Another restriction on snacks are ethical and religious ideals. Does your world have a set of rules about food that only certain groups of people follow? As in, is there an equivalent of food standards like the real life rules of Kosher and Halal? If you write religious food restrictions into your story, remember that they are based on something out there in the world. The rules of Kosher and Halal are based on cleanliness.
In other words, the rules about food aren’t random, so yours shouldn’t be either. What does your fictional culture value? How do those beliefs affect what foods the people consider okay to eat? What’s it like for a character following those rules if they go to a foreign country where no one else recognizes those restrictions?
Food and culture go hand in hand. Consider the Great Cake from Brian Jacques’ Redwall series. Or any of their feasts, really. The food in that series is as much about a community gathering as it is about getting enough to eat. Do your characters eat together? Do they cook for one another? How does that feed into (pun intended) their relationships?
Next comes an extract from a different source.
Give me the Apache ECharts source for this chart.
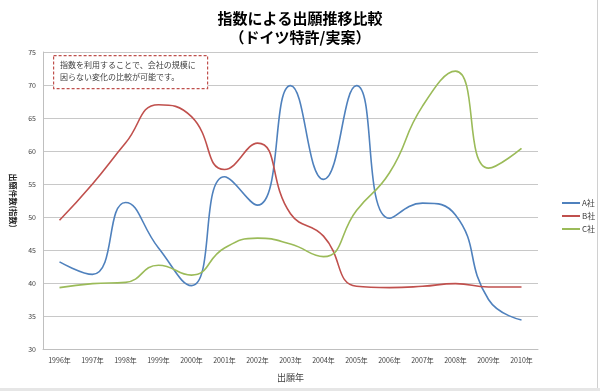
<!DOCTYPE html>
<html><head><meta charset="utf-8">
<script src="https://cdn.jsdelivr.net/npm/echarts@6/dist/echarts.min.js"></script>
<style>html,body{margin:0;padding:0;background:#fff}#c{width:600px;height:391px}</style>
</head><body><div id="c"></div>
<script>
const categories = ['1996年','1997年','1998年','1999年','2000年','2001年','2002年','2003年','2004年','2005年','2006年','2007年','2008年','2009年','2010年'];
const seriesA = [43.2, 41.3, 52.2, 45.3, 39.6, 56.1, 51.8, 69.9, 55.7, 69.9, 49.8, 52.1, 50.3, 37.5, 34.4];
const seriesB = [49.5, 55.0, 61.2, 67.0, 65.2, 57.2, 61.2, 50.5, 47.1, 39.5, 39.3, 39.5, 39.9, 39.4, 39.4];
const seriesC = [39.3, 39.9, 40.1, 42.7, 41.2, 45.3, 46.8, 45.9, 44.0, 51.0, 56.7, 66.8, 72.1, 57.4, 60.4];
const seriesNames = ['A社','B社','C社'];
const colors = ['#4F81BD','#C0504D','#9BBB59'];
const yTicks = {min: 30, max: 75, interval: 5};
const titleLines = ['指数による出願推移比較','（ドイツ特許/実案）'];
const noteLines = ['指数を利用することで、会社の規模に','因らない変化の比較が可能です。'];

const font = '"Noto Sans CJK JP", "Noto Sans", sans-serif';
const chart = echarts.init(document.getElementById('c'), null, {renderer:'canvas'});
const data = [seriesA, seriesB, seriesC];
chart.setOption({
  animation: false,
  textStyle: {fontFamily: font},
  title: {
    text: titleLines.join('\n'), left: 'center', top: 4,
    textStyle: {fontSize: 15, fontWeight: 'bold', color: '#000', lineHeight: 19, fontFamily: font}
  },
  legend: {
    orient: 'vertical', left: 557, top: 194, itemGap: 5,
    itemWidth: 18, itemHeight: 2, icon: 'rect',
    textStyle: {fontSize: 8, color: '#404040', fontFamily: font, padding: [0,0,0,-3]},
    data: seriesNames
  },
  grid: {left: 43, right: 62, top: 52, bottom: 42},
  xAxis: {
    type: 'category', data: categories, boundaryGap: true,
    name: '出願年', nameLocation: 'middle', nameGap: 24,
    nameTextStyle: {fontSize: 9, color: '#404040'},
    axisLine: {lineStyle: {color: '#bfbfbf'}},
    axisTick: {show: false},
    axisLabel: {fontSize: 7, color: '#404040', interval: 0, margin: 8}
  },
  yAxis: {
    type: 'value', min: yTicks.min, max: yTicks.max, interval: yTicks.interval,
    name: '出願件数(指数)', nameLocation: 'middle', nameGap: 22, nameRotate: -90,
    nameTextStyle: {fontSize: 8, color: '#262626', fontWeight: 'bold'},
    axisLine: {show: true, lineStyle: {color: '#bfbfbf'}},
    axisTick: {show: false},
    splitLine: {lineStyle: {color: '#c8c8c8', width: 1}},
    axisLabel: {fontSize: 7, color: '#404040', margin: 7}
  },
  series: data.map((d, i) => ({
    name: seriesNames[i], type: 'line', data: d, smooth: 0.5,
    symbol: 'none', lineStyle: {width: 1.6, color: colors[i]}, itemStyle: {color: colors[i]}
  })),
  graphic: [
    {type: 'rect', left: 53, top: 55, shape: {width: 154, height: 33},
     style: {fill: '#fff', stroke: '#C0504D', lineWidth: 1.2, lineDash: [3, 2]}, z: 10},
    {type: 'text', left: 60, top: 59, z: 11,
     style: {text: noteLines.join('\n'), fontSize: 8, lineHeight: 12, fill: '#404040', fontFamily: font}},
    {type: 'line', shape: {x1: 597.5, y1: 0, x2: 597.5, y2: 388}, style: {stroke: '#d0d0d0', lineWidth: 1}},
    {type: 'rect', shape: {x: 0, y: 388, width: 600, height: 3}, style: {fill: '#e6e6e6'}}
  ]
});
</script></body></html>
Think about which foods are considered everyday snacks and which ones are special. This may have nothing to do with accessibility, ingredients, or nutritional content and be entirely about the society’s connotations. For example, a muffin and a cake are made of essentially the same ingredients, but if you eat a slice of cake with your coffee every day, people are going to wonder if you’re okay.
And all that’s just for regular foods that are only, well, foods. If you’re writing a universe with magic, maybe foods have a dramatic effect on their devourer. Think of the “eat me, drink me” tea snacks from Lewis Caroll’s Alice in Wonderland.
One more thing to keep in mind is that fictional foods have the potential to become iconic in setting the tone for your world. How many food bloggers out there have tried to recreate fictional foods? A quick web search churns out a bevy of listicles wherein people count down the fictional foods they’d love to taste. Interestingly, these range from the realistic (such as the Krabby Patty, the Reptar Bar, and the Naco from Spongebob Squarepants, Rugrats, and Kim Possible, respectively) to the completely unfamiliar (like Klah, from the Dragonriders of Pern series or Subtraction Stew from The Phantom Tollbooth). Maybe you can come up with something your audience will crave - even if they’ve already had second breakfast.
So don’t forget the snacks. They’re an important part of any world.